Lutte de classes à ciel ouvert. À la différence des insurrections préparées, encadrées et déclenchées par les sociétés secrètes sous la Monarchie de Juillet, l’insurrection ouvrière de Juin 48 est spontanée, sans chefs, et se répand comme une trainée de poudre. Insurrection désespérée sans autre perspective que d’exprimer sa rage... Le courage des combattants à peine armés, l’appui total des quartiers populaires, la topographie du Vieux Paris propice aux barricades, permettront à l’insurrection de tenir cinq jours contre l’armée de la guerre de conquête (Algérie !), contre la garde nationale bourgeoise et ses chefs (Ah, Hugo !), contre une jeunesse populaire dévoyée et le lumpenprolétariat enrégimentés dans la Garde mobile (que les naïfs qui s’extasient aujourd’hui devant une certaine jeunesse populaire s’en souviennent !)…
Au lendemain de leur victoire, les vainqueurs auront beau jeu de dire aux vaincus : « Vous avez maintenant le suffrage universel (masculin), oubliez l’usage de la force, oubliez le fusil, choisissez le bulletin de vote, et acceptez les décisions de la majorité ». Un refrain qui n’a pas cessé de retentir depuis…
23 ans plus tard, c’est dans un tout autre Paris que le drame va se nouer, un Paris où le bouleversement urbanistique rend la barricade presque inopérante. Un Paris encore enfiévré et traumatisé par le terrible siège prussien (du 17 septembre 1870 au 26 janvier 1871).
Première grande différence avec 1848 : si le peuple est armé, il l’est « légalement », car il l’a été pour les besoins de la défense de la capitale.
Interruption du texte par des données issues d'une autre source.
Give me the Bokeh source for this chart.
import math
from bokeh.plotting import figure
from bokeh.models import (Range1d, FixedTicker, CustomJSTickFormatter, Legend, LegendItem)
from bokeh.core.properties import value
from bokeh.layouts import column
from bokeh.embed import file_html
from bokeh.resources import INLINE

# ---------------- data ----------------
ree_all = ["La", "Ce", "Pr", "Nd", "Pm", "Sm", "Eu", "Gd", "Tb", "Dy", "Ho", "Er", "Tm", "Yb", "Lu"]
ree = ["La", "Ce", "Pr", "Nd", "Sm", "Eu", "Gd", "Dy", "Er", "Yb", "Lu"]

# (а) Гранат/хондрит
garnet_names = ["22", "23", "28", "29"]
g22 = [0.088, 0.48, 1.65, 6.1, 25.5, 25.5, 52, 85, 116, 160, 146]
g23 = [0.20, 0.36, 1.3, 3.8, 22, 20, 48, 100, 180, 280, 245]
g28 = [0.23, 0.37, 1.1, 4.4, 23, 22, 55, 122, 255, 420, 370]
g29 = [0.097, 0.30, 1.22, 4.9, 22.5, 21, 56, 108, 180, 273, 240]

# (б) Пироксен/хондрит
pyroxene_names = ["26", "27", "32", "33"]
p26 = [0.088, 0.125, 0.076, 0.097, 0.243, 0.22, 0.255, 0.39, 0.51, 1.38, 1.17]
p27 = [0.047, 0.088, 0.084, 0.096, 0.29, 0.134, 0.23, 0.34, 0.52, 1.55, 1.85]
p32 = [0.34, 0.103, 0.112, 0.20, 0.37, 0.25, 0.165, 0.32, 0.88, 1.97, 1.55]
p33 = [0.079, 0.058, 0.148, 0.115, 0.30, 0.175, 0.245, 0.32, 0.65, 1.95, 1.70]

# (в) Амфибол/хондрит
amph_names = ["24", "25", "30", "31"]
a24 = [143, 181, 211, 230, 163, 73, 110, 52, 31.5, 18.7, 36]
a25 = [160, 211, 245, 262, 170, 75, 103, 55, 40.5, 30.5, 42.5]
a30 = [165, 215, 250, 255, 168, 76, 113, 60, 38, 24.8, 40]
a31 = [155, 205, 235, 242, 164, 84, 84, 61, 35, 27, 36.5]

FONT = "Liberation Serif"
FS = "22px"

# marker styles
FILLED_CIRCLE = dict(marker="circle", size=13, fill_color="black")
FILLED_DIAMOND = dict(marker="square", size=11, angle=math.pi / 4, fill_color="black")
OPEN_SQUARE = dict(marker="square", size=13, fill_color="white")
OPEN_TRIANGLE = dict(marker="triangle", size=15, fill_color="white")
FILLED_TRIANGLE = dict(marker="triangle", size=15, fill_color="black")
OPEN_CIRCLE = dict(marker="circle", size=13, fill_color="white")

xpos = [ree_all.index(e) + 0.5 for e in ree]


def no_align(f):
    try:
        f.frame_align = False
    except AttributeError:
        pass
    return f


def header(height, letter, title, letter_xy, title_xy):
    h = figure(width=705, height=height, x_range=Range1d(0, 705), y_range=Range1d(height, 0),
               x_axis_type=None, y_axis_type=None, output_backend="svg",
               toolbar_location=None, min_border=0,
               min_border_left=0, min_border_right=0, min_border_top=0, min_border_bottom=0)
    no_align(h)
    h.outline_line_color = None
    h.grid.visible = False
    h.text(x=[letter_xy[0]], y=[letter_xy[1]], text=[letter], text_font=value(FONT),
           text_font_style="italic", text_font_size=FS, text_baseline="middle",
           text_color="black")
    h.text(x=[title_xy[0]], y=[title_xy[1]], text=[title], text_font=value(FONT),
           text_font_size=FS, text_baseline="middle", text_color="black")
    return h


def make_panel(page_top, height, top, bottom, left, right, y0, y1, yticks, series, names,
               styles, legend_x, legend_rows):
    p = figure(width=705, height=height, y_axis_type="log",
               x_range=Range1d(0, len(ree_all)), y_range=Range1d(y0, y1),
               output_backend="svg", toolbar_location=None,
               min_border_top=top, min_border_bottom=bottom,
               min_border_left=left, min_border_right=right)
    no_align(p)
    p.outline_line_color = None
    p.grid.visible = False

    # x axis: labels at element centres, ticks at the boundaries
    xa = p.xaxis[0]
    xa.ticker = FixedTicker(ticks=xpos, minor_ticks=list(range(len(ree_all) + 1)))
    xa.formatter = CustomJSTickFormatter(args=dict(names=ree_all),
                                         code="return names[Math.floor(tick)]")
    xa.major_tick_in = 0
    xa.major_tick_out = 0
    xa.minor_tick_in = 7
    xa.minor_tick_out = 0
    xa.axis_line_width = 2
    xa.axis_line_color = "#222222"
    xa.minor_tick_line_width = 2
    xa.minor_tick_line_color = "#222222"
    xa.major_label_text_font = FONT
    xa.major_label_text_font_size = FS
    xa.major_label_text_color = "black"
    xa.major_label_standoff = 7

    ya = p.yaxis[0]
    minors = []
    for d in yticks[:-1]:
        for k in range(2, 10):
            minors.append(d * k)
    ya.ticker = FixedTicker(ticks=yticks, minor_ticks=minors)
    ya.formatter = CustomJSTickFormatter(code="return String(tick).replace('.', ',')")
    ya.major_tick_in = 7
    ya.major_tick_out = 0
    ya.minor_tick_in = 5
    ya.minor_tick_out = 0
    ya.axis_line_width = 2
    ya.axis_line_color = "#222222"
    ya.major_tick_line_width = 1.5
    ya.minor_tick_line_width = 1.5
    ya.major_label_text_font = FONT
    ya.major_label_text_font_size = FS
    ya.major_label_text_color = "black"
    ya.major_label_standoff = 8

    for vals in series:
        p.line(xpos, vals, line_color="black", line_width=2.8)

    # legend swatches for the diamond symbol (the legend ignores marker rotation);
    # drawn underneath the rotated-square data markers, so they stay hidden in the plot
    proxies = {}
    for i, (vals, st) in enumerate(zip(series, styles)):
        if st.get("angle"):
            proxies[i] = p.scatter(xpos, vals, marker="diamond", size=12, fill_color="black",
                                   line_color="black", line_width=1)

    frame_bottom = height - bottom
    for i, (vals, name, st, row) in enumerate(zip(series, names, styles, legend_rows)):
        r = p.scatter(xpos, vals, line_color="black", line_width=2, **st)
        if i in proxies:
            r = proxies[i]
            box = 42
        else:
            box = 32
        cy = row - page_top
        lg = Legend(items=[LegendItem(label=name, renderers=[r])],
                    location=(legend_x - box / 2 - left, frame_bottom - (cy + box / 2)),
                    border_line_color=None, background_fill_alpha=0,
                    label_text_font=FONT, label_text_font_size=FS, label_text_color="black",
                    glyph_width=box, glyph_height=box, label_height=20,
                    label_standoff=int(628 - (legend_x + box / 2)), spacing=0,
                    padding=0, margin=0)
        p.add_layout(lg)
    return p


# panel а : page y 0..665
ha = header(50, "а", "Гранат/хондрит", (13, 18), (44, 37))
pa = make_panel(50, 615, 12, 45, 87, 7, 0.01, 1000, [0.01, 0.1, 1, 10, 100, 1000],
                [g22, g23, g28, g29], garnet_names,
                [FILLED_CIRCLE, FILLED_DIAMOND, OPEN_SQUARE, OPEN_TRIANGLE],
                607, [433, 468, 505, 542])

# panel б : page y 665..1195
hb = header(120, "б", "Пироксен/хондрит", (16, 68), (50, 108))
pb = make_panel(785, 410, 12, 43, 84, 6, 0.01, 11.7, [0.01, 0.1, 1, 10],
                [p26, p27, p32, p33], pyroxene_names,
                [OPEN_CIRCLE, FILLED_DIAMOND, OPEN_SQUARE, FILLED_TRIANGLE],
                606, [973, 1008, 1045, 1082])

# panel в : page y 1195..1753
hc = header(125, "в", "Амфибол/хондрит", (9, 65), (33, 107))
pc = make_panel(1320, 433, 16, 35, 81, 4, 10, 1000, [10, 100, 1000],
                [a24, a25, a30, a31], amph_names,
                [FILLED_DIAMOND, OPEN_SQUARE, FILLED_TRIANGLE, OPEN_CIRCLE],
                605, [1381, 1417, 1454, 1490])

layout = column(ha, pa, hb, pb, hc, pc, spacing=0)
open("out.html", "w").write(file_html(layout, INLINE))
Or le peuple ouvrier bouillonne maintenant de rage et d’espérances.
D’où, à nouveau, la provocation du pouvoir conservateur qui dans la nuit du 18 mars tente d’enlever les canons de la garde nationale. Devant la réaction populaire (les femmes au premier rang), le gouvernement se replie sur Versailles et laisse Paris s’organiser en Commune, encerclée, isolée, pour mieux l’écraser fin mai.
Seconde grande différence avec juin 1848 : la révolution parisienne n’est pas née d’un coup de force insurrectionnel. Elle est parfaitement « légale ». Ses dirigeants ont été élus le plus démocratiquement du monde. C’est donc le pouvoir qui va violer la représentation populaire et transformer en « insurrection » à abattre une réalité communale.
Et, à la différence de l’embrasement de juin 48, cette « insurrection » a donc des dirigeants, élus, dont l’historiographie fige le réalité vivante, et mouvante, en étiquettes doctrinales : Jacobins, Radicaux, Socialistes, Proudhoniens, Blanquistes, Internationalistes, etc.
Comment s’étonner qu’ils puissent avoir des analyses et des propositions différentes, en particulier dans leur rapport à l’État ? À la différence des Insurgés de juin 48, les Communeux (que l’on appellera plus tard péjorativement d’abord Communards) ont une perspective politique. Ils rêvent d’une France unissant des communes autonomes, mais ils ne touchent pas à l’essence même du pouvoir central, la Banque de France, « le cœur même de la vitalité commerciale et industrielle de la France », comme l’écrivait Maxime du Camp. Prise de pouvoir politique, mais pas prise de pouvoir économique. Les vainqueurs se féliciteront de cette naïveté, dont ils ne tiendront d’ailleurs aucun gré aux vaincus.
Il serait facile, et utile, de mettre en abyme la situation de 1871 avec les programmes électoraux actuels, qui prônent une alternance politique dans le maintien des structures de dominance économique nationale et européenne.

J’arrête là ce double rappel historique qui n’apprendra rien aux initiés, mais qui n’est peut-être pas inutile par rapport à ce qui nous attend.